The Gatekeepers attempts to track the history of Israel from the Six-Day War in 1967, almost to the present day, and the conflicts that the nation has felt during that time.
The six men at the center of the film are not afraid to speak frankly about assassinations and torture. You don’t become the head of Shin Bet by being afraid to pull a trigger. Avraham Shalom, the oldest of the interview subjects, left his position over an incident in which a terrorist was murdered while his hands were tied. Another recalls his greatest success as killing a suspected Palestinian terrorist with a “phone bomb”. Each of the six protagonists speaks on the concept of having to decide if the potential loss of innocent lives is worth “taking out” a suspected threat.
Director Dror Moreh plays his hand a little too soon, seemingly only interested in making this film so he would have the ability to ask these men about the ethics involved in dealing with terrorists. After questioning the elderly Shalom multiple times about the morality in killing these murderers, the old gentleman finally says that there is no morality where terrorism involved. “Find morals in terrorists first.”

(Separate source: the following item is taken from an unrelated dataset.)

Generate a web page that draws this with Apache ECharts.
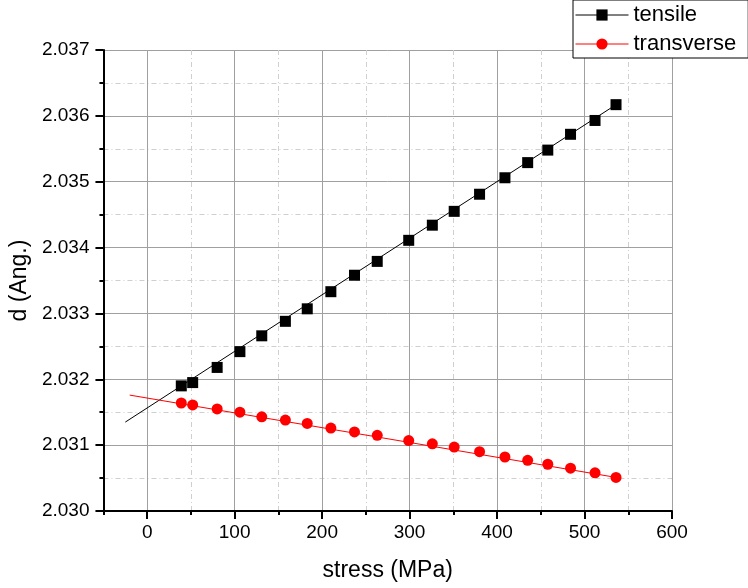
<!DOCTYPE html>
<html>
<head>
<meta charset="utf-8">
<script src="https://cdn.jsdelivr.net/npm/echarts@6/dist/echarts.min.js"></script>
<style>
  html, body { margin: 0; padding: 0; background: #fff; }
  #chart { width: 748px; height: 588px; }
</style>
</head>
<body>
<div id="chart"></div>
<script>
// Applied stress (MPa) at each measurement step
const stress = [39, 52, 80, 106, 131, 158, 183, 210, 237, 263, 299, 326, 351, 380, 409, 435, 458, 484, 512, 536];
// Lattice spacing d (Angstrom), tensile direction
const tensile = [2.03190, 2.03195, 2.03218, 2.03242, 2.03266, 2.03288, 2.03307, 2.03333, 2.03358, 2.03379,
                 2.03411, 2.03434, 2.03455, 2.03481, 2.03506, 2.03529, 2.03548, 2.03572, 2.03593, 2.03617];
// Lattice spacing d (Angstrom), transverse direction
const transverse = [2.03164, 2.03161, 2.03155, 2.03150, 2.03143, 2.03138, 2.03133, 2.03126, 2.03120, 2.03115,
                    2.03107, 2.03102, 2.03097, 2.03090, 2.03082, 2.03077, 2.03071, 2.03065, 2.03058, 2.03051];

// Linear fit end points
const tensileFitX = [-25, 536];
const tensileFitY = [2.03135, 2.03617];
const transverseFitX = [-20, 536];
const transverseFitY = [2.03176, 2.03051];

// Axis ticks
const xMajorTicks = [0, 100, 200, 300, 400, 500, 600];
const xMinorTicks = [-50, 50, 150, 250, 350, 450, 550];
const seriesNames = ['tensile', 'transverse'];
const seriesColors = ['#000000', '#ff0000'];

const zip = (xs, ys) => xs.map((x, i) => [x, ys[i]]);

const FONT = "'Liberation Sans', Arial, sans-serif";
const MAJOR_GRID = '#a0a0a0';
const MINOR_GRID = '#cfcfcf';

const chart = echarts.init(document.getElementById('chart'), null, { renderer: 'canvas' });

chart.setOption({
  animation: false,
  backgroundColor: '#fff',
  textStyle: { fontFamily: FONT },
  grid: { left: 101, right: 76, top: 50, bottom: 77, containLabel: false },
  legend: {
    // the measured points are drawn without a connecting line (the fit line runs through them),
    // but the legend keys still show line + marker
    data: seriesNames.map((name, i) => ({
      name: name,
      lineStyle: { color: seriesColors[i], width: 1, opacity: 1 }
    })),
    orient: 'vertical',
    left: 573,
    top: 0,
    padding: [3, 12, 2, 2],
    itemGap: 5,
    itemWidth: 53,
    itemHeight: 14,
    borderColor: '#000',
    borderWidth: 1,
    borderRadius: 0,
    backgroundColor: '#fff',
    textStyle: { fontSize: 22, color: '#000', fontFamily: FONT, lineHeight: 24 }
  },
  xAxis: [
    {
      type: 'value',
      min: -50,
      max: 600,
      position: 'bottom',
      name: 'stress (MPa)',
      nameLocation: 'middle',
      nameGap: 48,
      nameTextStyle: { fontSize: 23, color: '#000', fontFamily: FONT },
      axisLine: { show: true, onZero: false, lineStyle: { color: '#000', width: 2 } },
      axisTick: { show: true, length: 8, customValues: xMajorTicks, lineStyle: { color: '#000', width: 2 } },
      axisLabel: { customValues: xMajorTicks, margin: 12, fontSize: 19, color: '#000', fontFamily: FONT },
      splitLine: { show: true, lineStyle: { color: MAJOR_GRID, width: 1 } }
    },
    {
      type: 'value',
      min: -50,
      max: 600,
      position: 'bottom',
      axisLine: { show: false, onZero: false },
      axisTick: { show: true, length: 4, customValues: xMinorTicks, lineStyle: { color: '#000', width: 2 } },
      axisLabel: { show: false, customValues: xMinorTicks },
      splitLine: { show: true, lineStyle: { color: MINOR_GRID, width: 1, type: [5, 3, 1, 3] } }
    }
  ],
  yAxis: {
    type: 'value',
    min: 2.030,
    max: 2.037,
    interval: 0.001,
    name: 'd (Ang.)',
    nameLocation: 'middle',
    nameGap: 59,
    nameRotate: 90,
    nameTextStyle: { fontSize: 23, color: '#000', fontFamily: FONT },
    axisLine: { show: true, onZero: false, lineStyle: { color: '#000', width: 2 } },
    axisTick: { show: true, length: 8, lineStyle: { color: '#000', width: 2 } },
    minorTick: { show: true, splitNumber: 2, length: 4, lineStyle: { color: '#000', width: 2 } },
    axisLabel: {
      margin: 14, fontSize: 19, color: '#000', fontFamily: FONT,
      formatter: v => v.toFixed(3)
    },
    splitLine: { show: true, lineStyle: { color: MAJOR_GRID, width: 1 } },
    minorSplitLine: { show: true, lineStyle: { color: MINOR_GRID, width: 1, type: [5, 3, 1, 3] } }
  },
  series: [
    {
      name: 'tensile fit',
      type: 'line',
      xAxisIndex: 0,
      data: zip(tensileFitX, tensileFitY),
      showSymbol: false,
      symbol: 'none',
      silent: true,
      lineStyle: { color: seriesColors[0], width: 1 },
      z: 2
    },
    {
      name: 'transverse fit',
      type: 'line',
      xAxisIndex: 0,
      data: zip(transverseFitX, transverseFitY),
      showSymbol: false,
      symbol: 'none',
      silent: true,
      lineStyle: { color: seriesColors[1], width: 1 },
      z: 2
    },
    {
      name: 'tensile',
      type: 'line',
      xAxisIndex: 0,
      data: zip(stress, tensile),
      symbol: 'rect',
      symbolSize: 11,
      itemStyle: { color: seriesColors[0] },
      lineStyle: { color: seriesColors[0], width: 1, opacity: 0 },
      z: 3
    },
    {
      name: 'transverse',
      type: 'line',
      xAxisIndex: 0,
      data: zip(stress, transverse),
      symbol: 'circle',
      symbolSize: 11,
      itemStyle: { color: seriesColors[1] },
      lineStyle: { color: seriesColors[1], width: 1, opacity: 0 },
      z: 4
    }
  ]
});
</script>
</body>
</html>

Yet the film isn’t one-sided at all. At different points during the film, each of the men condemns the tactics that have been used during the Israeli-Palestinian conflict. Most of them point toward the politicians they worked under as the true heads of Shin Bet during their times running the unit. Also, each of the men describes how the Palestinians reacted to the deaths happening around them; the phone-bomb assassination in particular seemed to stir a hornet’s nest; relations went from low-level hostility to violent retaliation.
Moreh’s documentary is fascinating, when the director isn’t openly pointing the subjects of it in the direction he wants to take them. Avi Dichter, the second-most-recent director interviewed, comes the closest to comparing Israel’s treatment of Palestinians with Germany’s treatment of Jews in the days leading up to World War II. Something tells me that segment is Moreh’s favorite in the film.